Du straight virginia qui combine du bright et du red VA. Un mélange de ready rubbed et de loose cut. Kein Feuerwerk sondern ein sehr ruhiger Tabak zum Genuß in allen Lebenslagen, m’a annoncé le blender : pas de feu d’artifice, mais un tabac fort paisible qu’on peut apprécier en toutes circonstances. An all day smoke, diraient nos amis anglophones.
Je découvre toutes les nuances de brun dans un mélange de brins très fins, de minces broken flakes et de morceaux de feuille. Le tabac est un peu trop humide à mon goût mais il s’avérera qu’il se consume sans problèmes. Les arômes sont du genre discret et s’expriment davantage sur le terreau, le foin et le malt que sur le fruit. Je décèle également une odeur qui me rappelle l’engrais chimique. Quand je hume longuement, je finis par découvrir dans le fond des notes finement fruitées.
L’allumage à peine terminé, on découvre un tabac très rond, balancé, agréable. Les virginias sont joliment sucrés sans devenir pesants et sont tenus en équilibre par juste ce qu’il faut d’amertume et d’acidité. Les goûts forment un tout composé de touches discrètement fruitées, d’accents maltés, d’une pincée d’épices et d’un fond terreux. Hans Wiedemann a raison : loin du spectaculaire et de la forfanterie, ce tabac se borne à nous réjouir de saveurs honnêtes, naturelles, plaisantes. N’en concluez pas que c’est un mélange simple qui finit par ennuyer. Au contraire, en fumant posément, on découvre d’intéressantes variations et à partir de la deuxième moitié du bol, les saveurs s’intensifient et s’approfondissent.
À aucun moment, les virginias ne tendent à mordre, la combustion est régulière et sans encombres, le taux en vitamine N est parfaitement maîtrisé du début à la fin.

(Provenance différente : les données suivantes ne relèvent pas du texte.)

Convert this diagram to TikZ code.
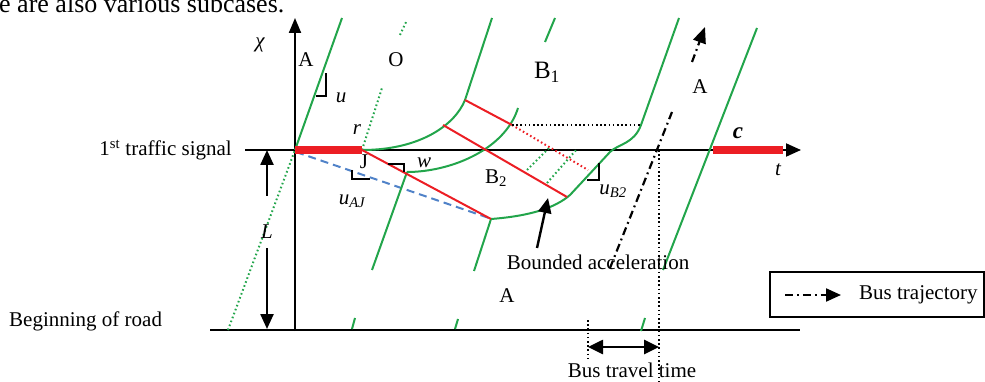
\documentclass[tikz,border=0pt]{standalone}
\usepackage{fontspec}
\setmainfont{Liberation Serif}
\usetikzlibrary{arrows.meta}
\definecolor{gline}{RGB}{34,165,75}
\definecolor{rline}{RGB}{236,30,36}
\definecolor{bline}{RGB}{80,130,200}
\tikzset{
  lbl/.style={inner sep=0pt, font=\fontsize{21}{25}\selectfont},
  axisline/.style={black, line width=2},
  gl/.style={gline, line width=2},
  gdot/.style={gline, line width=2, dash pattern=on 1.6pt off 2.6pt},
  rl/.style={rline, line width=2},
  rthick/.style={rline, line width=7.5},
  rdot/.style={rline, line width=2, dash pattern=on 1.6pt off 2.6pt},
  kdot/.style={black, line width=1.7, dash pattern=on 1.6pt off 2.6pt},
  bdash/.style={bline, line width=2, dash pattern=on 8pt off 5pt},
  busline/.style={black, line width=2.2, dash pattern=on 8pt off 4pt on 1.8pt off 4pt},
  marker/.style={black, line width=2.2},
  bigtip/.style={-{Triangle[length=15pt,width=13pt]}},
}
\begin{document}
\begin{tikzpicture}[x=1pt,y=-1pt]
\useasboundingbox (0,0) rectangle (985,382);
% key coordinates
\coordinate (O) at (295,150);
\coordinate (chitop) at (295,18);
\coordinate (chibot) at (295,331);
\coordinate (tleft) at (245,150);
\coordinate (tright) at (801,150);
\coordinate (roadL) at (210,330);
\coordinate (roadR) at (800,330);
\coordinate (J) at (362,150);
\coordinate (W) at (407,172);
\coordinate (Bot) at (491,219);
\coordinate (P1) at (443,125);
\coordinate (P2) at (465,100);
\coordinate (P3) at (512,125);
\coordinate (P4) at (567,197);
\coordinate (P5) at (641,125);
\coordinate (C1) at (713,150);
\coordinate (C2) at (783,150);

% top text
\node[inner sep=0pt, font=\fontsize{26}{30}\selectfont, anchor=base west] (toptext) at (-1,13) {e are also various subcases.};

% axes
\draw[axisline, -{Triangle[length=15pt,width=12pt]}] (chibot) -- (chitop);
\draw[axisline, bigtip] (tleft) -- (tright);
\draw[axisline] (roadL) -- (roadR);

% L arrows
\coordinate (Lu1) at (267,196);
\coordinate (Lu2) at (267,150);
\coordinate (Ld1) at (267,248);
\coordinate (Ld2) at (267,329);
\draw[axisline, line width=2.4, bigtip] (Lu1) -- (Lu2);
\draw[axisline, line width=2.4, bigtip] (Ld1) -- (Ld2);

% green A line and dotted extension
\draw[gdot] (228,330) -- (O);
\draw[gl] (O) -- (342,18);

% shock line r (dotted)
\draw[gdot] (J) -- (382,88);
\draw[gdot] (400,35) -- (407,20);

% blue dashed
\draw[bdash] (296,152) -- (489,218);

% green curves
\draw[gl] (J) .. controls (420,150) and (455,125) .. (P2) -- (492,18);
\draw[gl] (W) .. controls (450,172) and (505,150) .. (518,108);
\draw[gl] (545,42) -- (555,18);
\draw[gl] (Bot) .. controls (530,216) and (555,208) .. (570,195) -- (610,152)
   .. controls (618,144) and (634,144) .. (P5) -- (679,18);

% green vehicle lines below
\draw[gl] (W) -- (372,270);
\draw[gl] (352,329) -- (355,318);
\draw[gl] (Bot) -- (474,271);
\draw[gl] (455,329) -- (458,319);
\draw[gl] (757,28) -- (663,270);
\draw[gl] (641,331) -- (645,318);

% green dotted in B2
\draw[gdot] (527,170) -- (549,148);
\draw[gdot] (547,183) -- (577,149);

% red lines
\draw[rl] (J) -- (Bot);
\draw[rl] (P1) -- (P4);
\draw[rl] (P2) -- (P3);
\draw[rdot] (P3) -- (588,170);
\draw[kdot] (P3) -- (P5);

% red thick segments
\draw[rthick] (O) -- (J);
\draw[rthick] (C1) -- (C2);

% markers
\draw[marker] (316,96) -- (326,96) -- (326,73);
\draw[marker] (388,164) -- (404,164) -- (404,172);
\draw[marker] (352,170) -- (352,179) -- (370,179);
\draw[marker] (587,180) -- (599,180) -- (599,163);

% bus trajectory
\draw[busline] (610,268) -- (672,112);
\draw[busline, -{Triangle[length=16pt,width=13pt]}] (692,62) -- (705,27);

% dotted verticals
\draw[kdot] (659,150) -- (659,382);
\draw[kdot] (588,320) -- (588,358);

% bus travel time arrow
\draw[black, line width=2.6, {Triangle[length=15pt,width=14pt]}-{Triangle[length=15pt,width=14pt]}] (588,347) -- (659,347);

% bounded acceleration arrow
\draw[black, line width=2.4, -{Triangle[length=15pt,width=13pt]}] (537,248) -- (548,198);

% labels
\node[lbl] (chi) at (260,45) {\itshape χ};
\node[lbl] (lA1) at (306,60) {A};
\node[lbl] (lO) at (396,60) {O};
\node[lbl] (lu) at (341,98) {\itshape u};
\node[lbl] (lr) at (357,130) {\itshape r};
\node[lbl] (lJ) at (364,162) {J};
\node[lbl] (lw) at (424,163) {\itshape w};
\node[lbl] (luaj) at (352,201) {\itshape u\textsubscript{AJ}};
\node[lbl, font=\fontsize{25}{29}\selectfont] (lB1) at (547,72) {B\textsubscript{1}};
\node[lbl] (lB2) at (496,178) {B\textsubscript{2}};
\node[lbl] (lA2) at (700,87) {A};
\node[lbl, font=\fontsize{23}{27}\selectfont] (lc) at (738,133) {\bfseries\itshape c};
\node[lbl] (lt) at (778,170) {\itshape t};
\node[lbl] (lub2) at (613,191) {\itshape u\textsubscript{B2}};
\node[lbl] (lL) at (267,232) {\itshape L};
\node[lbl] (lA3) at (507,296) {A};
\node[lbl] (lbounded) at (598,262) {Bounded acceleration};
\node[lbl] (lbtt) at (632,370) {Bus travel time};
\node[lbl, anchor=west] (lbeg) at (9,321) {Beginning of road};
\node[lbl, anchor=east] (lsignal) at (232,150) {1\textsuperscript{st} traffic signal};

% legend
\draw[black, line width=2] (770,272) rectangle (984,317);
\coordinate (lg1) at (785,295);
\coordinate (lg2) at (841,295);
\draw[black, line width=2.2, dash pattern=on 8pt off 4pt on 1.8pt off 4pt, -{Triangle[length=15pt,width=13pt]}] (lg1) -- (lg2);
\node[lbl, anchor=west] (lleg) at (859,295) {Bus trajectory};
\end{tikzpicture}
\end{document}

C’est donc un blend qui peut servir aux débutants à faire leurs premiers pas dans le monde merveilleux des virginias purs. Quant aux fumeurs de virginia chevronnés, ils apprécieront à coup sûr la subtilité et l’équilibre du Red Fox.
Certes, ce virginia n’a pas la personnalité d’un Lakeland ou d’un McClelland. Mais si vous appréciez un VA sobre et délicat, rond et bon enfant, il ne faut pas hésiter.